With his weathered physique, Aila resembles a Hawaiian Clint Eastwood. He’s always in motion, his hands often dipping into the garden with the precision and speed of a hummingbird. He’s quadruple the age of everyone around him, but he moves twice as fast. He speaks eloquently but directly and simply. Nothing, neither action nor word, is wasted—just as in the agriculture he teaches.

 

“Organic farming isn’t new,” Papa Aila explains to the assembled youths. “Our ancestors practiced it for hundreds of years. It was how they survived, it was their way of life.” William moves on to the herb garden, pausing along the way to fix things. Near the kale fields he adjusts a leaking irrigation hose. Among the kalo he bends to correct a small plant growing crooked. “This is love and respect,” William tells the kids as he crosses through rows of mustard greens and chard. “If we neglect the Earth, we hurt ourselves. But if you love the land, the land will love you.” He pauses, his crow’s feet deepening as he smiles. “And if you have that here, you’ll carry it with you always.”

 

But transforming the harsh landscape of Lualualei Valley into a verdant organic farm was a long and rough road. Papa Aila was born poor in a house with no address. His grandfather was a Hawaiian paniolo, a cattleman, who in 1939 bought ten acres in Wai‘anae for just under $400. William grew up close to the land, raising his first horse when he was just a boy. When he got out of the Navy in 1960, he leased his own four hundred acres in the back of Lualualei Valley, which “was a military buffer zone filled with live ammunition,” he says. The Navy had used over nine thousand acres of Lualualei to store live ordnance. “No one could live there, but they let me ranch.”

 

Ranch he did. For almost forty years William worked as a cowboy—all day, seven days a week. “I was kinda young and stupid,” he chuckles. “I rode bulls, I raised cattle, I raised kids … four sons and six daughters.”

 

It wasn’t only children and livestock that flourished under William’s care; the land did, too.
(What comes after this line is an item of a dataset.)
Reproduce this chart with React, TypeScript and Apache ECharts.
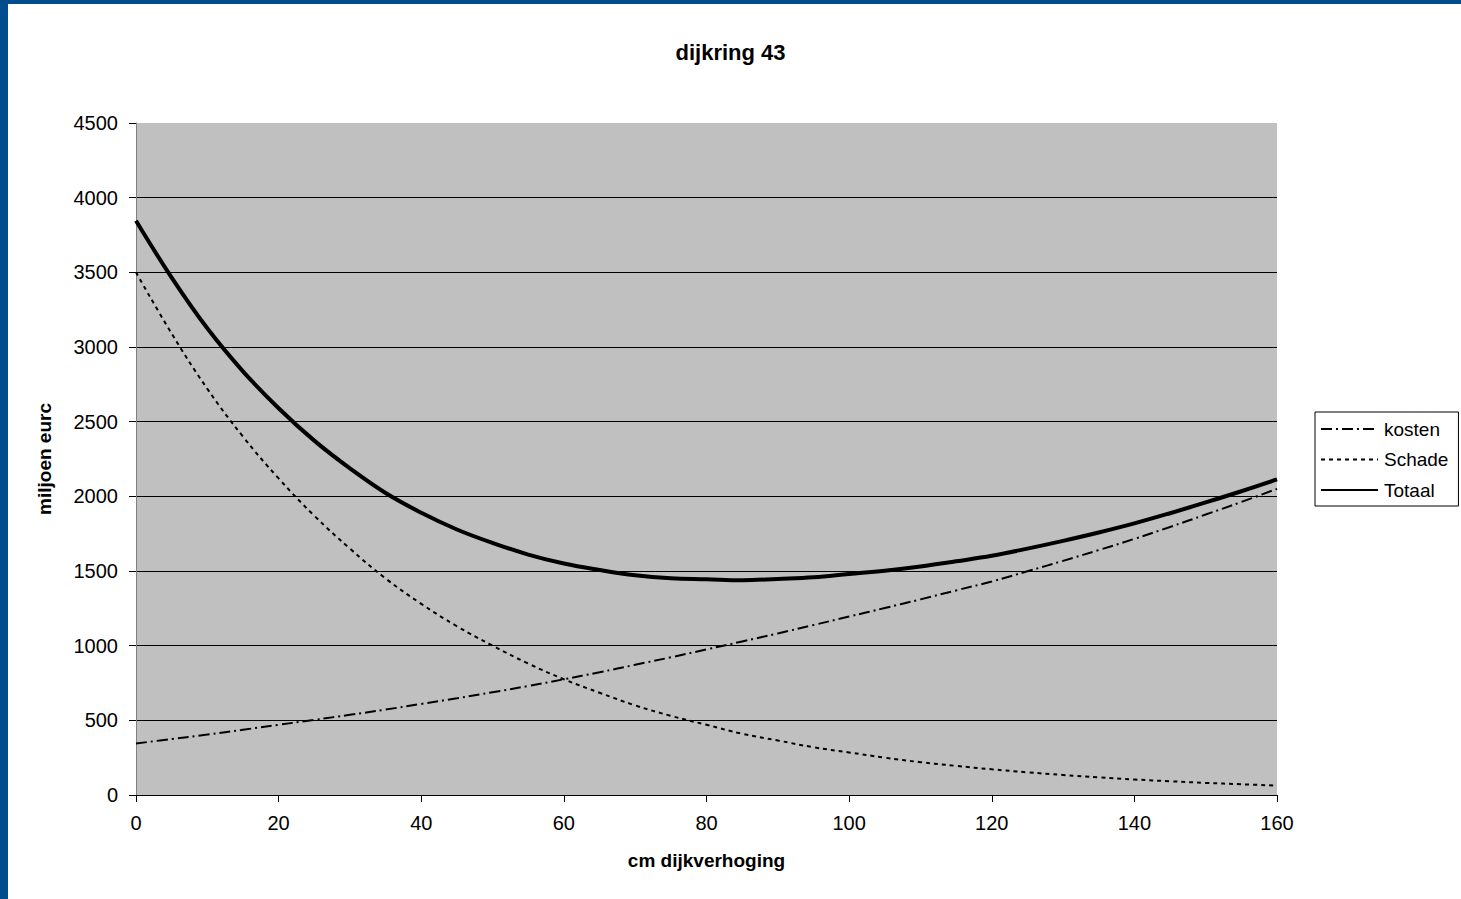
import React, { useEffect, useRef } from "react";
import * as echarts from "echarts";

const cm = [0, 5, 10, 15, 20, 25, 30, 35, 40, 45, 50, 55, 60, 65, 70, 75, 80, 85, 90, 95, 100, 105, 110, 115, 120, 125, 130, 135, 140, 145, 150, 155, 160];
const kosten = [345, 375, 405, 437, 470, 503, 537, 572, 610, 648, 688, 730, 775, 822, 872, 922, 975, 1028, 1082, 1138, 1195, 1252, 1310, 1370, 1430, 1498, 1568, 1640, 1715, 1795, 1878, 1962, 2050];
const schade = [3500, 3090, 2720, 2400, 2120, 1870, 1650, 1450, 1280, 1130, 1000, 880, 775, 685, 600, 530, 470, 410, 365, 320, 285, 250, 220, 195, 172, 152, 134, 118, 104, 92, 81, 72, 63];
const totaal = [3845, 3465, 3125, 2837, 2590, 2373, 2187, 2022, 1890, 1778, 1688, 1610, 1550, 1507, 1472, 1452, 1445, 1438, 1447, 1458, 1480, 1502, 1530, 1565, 1602, 1650, 1702, 1758, 1819, 1887, 1959, 2034, 2113];
const seriesNames = ["kosten", "Schade", "Totaal"];

const FONT = "'Liberation Sans', Arial, sans-serif";

export default function App() {
  const ref = useRef<HTMLDivElement>(null);
  useEffect(() => {
    if (!ref.current) return;
    const chart = echarts.init(ref.current, null, { renderer: "svg" });
    const pairs = (ys: number[]) => cm.map((x, i) => [x, ys[i]]);
    chart.setOption({
      animation: false,
      backgroundColor: "#ffffff",
      textStyle: { fontFamily: FONT },
      title: {
        text: "dijkring 43",
        left: "center",
        top: 36,
        textStyle: { fontFamily: FONT, fontSize: 22, fontWeight: "bold", color: "#000" },
      },
      graphic: [
        { type: "rect", left: 0, top: 0, shape: { width: 8, height: 899 }, style: { fill: "#004C8C" } },
        { type: "rect", left: 0, top: 0, shape: { width: 1461, height: 4 }, style: { fill: "#004C8C" } },
      ],
      legend: {
        orient: "vertical",
        left: 1315,
        top: 412,
        padding: [7, 10, 6, 5],
        itemWidth: 57,
        itemHeight: 14,
        itemGap: 10.5,
        borderColor: "#000",
        borderWidth: 1,
        backgroundColor: "#fff",
        itemStyle: { opacity: 0 },
        textStyle: { fontFamily: FONT, fontSize: 19, color: "#000", lineHeight: 20, padding: [0, 0, 0, 1] },
        data: seriesNames,
      },
      grid: { left: 136, right: 184, top: 123, bottom: 104, show: true, backgroundColor: "#C0C0C0", borderWidth: 0 },
      xAxis: {
        type: "value",
        min: 0,
        max: 160,
        interval: 20,
        name: "cm dijkverhoging",
        nameLocation: "middle",
        nameGap: 56,
        nameTextStyle: { fontFamily: FONT, fontSize: 19, fontWeight: "bold", color: "#000" },
        axisLine: { show: true, lineStyle: { color: "#000", width: 1 } },
        axisTick: { show: true, inside: false, length: 7, lineStyle: { color: "#000" } },
        axisLabel: { fontFamily: FONT, fontSize: 20, color: "#000", margin: 18, formatter: (v: number) => String(v) },
        splitLine: { show: false },
      },
      yAxis: {
        type: "value",
        min: 0,
        max: 4500,
        interval: 500,
        name: "miljoen eurc",
        nameLocation: "middle",
        nameGap: 82,
        nameRotate: 90,
        nameTextStyle: { fontFamily: FONT, fontSize: 19, fontWeight: "bold", color: "#000" },
        axisLine: { show: true, lineStyle: { color: "#808080", width: 1 } },
        axisTick: { show: true, inside: false, length: 7, lineStyle: { color: "#000" } },
        axisLabel: { fontFamily: FONT, fontSize: 20, color: "#000", margin: 18, formatter: (v: number) => String(v) },
        splitLine: { show: true, showMaxLine: false, lineStyle: { color: "#000", width: 1 } },
      },
      series: [
        {
          name: "kosten",
          type: "line",
          data: pairs(kosten),
          symbol: "none",
          smooth: 0.4,
          lineStyle: { color: "#000", width: 2, type: [11, 4, 2, 4] },
          itemStyle: { color: "#000" },
        },
        {
          name: "Schade",
          type: "line",
          data: pairs(schade),
          symbol: "none",
          smooth: 0.4,
          lineStyle: { color: "#000", width: 2, type: [4, 4] },
          itemStyle: { color: "#000" },
        },
        {
          name: "Totaal",
          type: "line",
          data: pairs(totaal),
          symbol: "none",
          smooth: 0.4,
          lineStyle: { color: "#000", width: 4, type: "solid" },
          itemStyle: { color: "#000" },
        },
      ],
    });
    return () => chart.dispose();
  }, []);
  return (
    <div
      ref={ref}
      style={{ position: "absolute", left: 0, top: 0, width: 1461, height: 899, background: "#fff" }}
    />
  );
}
In the red dirt of his backyard, William taught himself sustainable farming in a time before “organic” was a buzzword. For many years he operated one of the largest compost businesses on the island. He used his own compost to raise a nursery of thousands of palm trees, which he sold. William’s reputation as a green-thumbed Midas spread—anywhere he touched, it seemed, plants would grow. Which is why in 2001, when Kukui Maunakea-Forth and her husband, Gary, decided to establish MA‘O Organic Farms, the first person they called was William. He’d long been retired, but once William heard about their community-driven vision, he pulled himself out of retirement to become MA‘O’s first official employee and the lifeblood of the organization.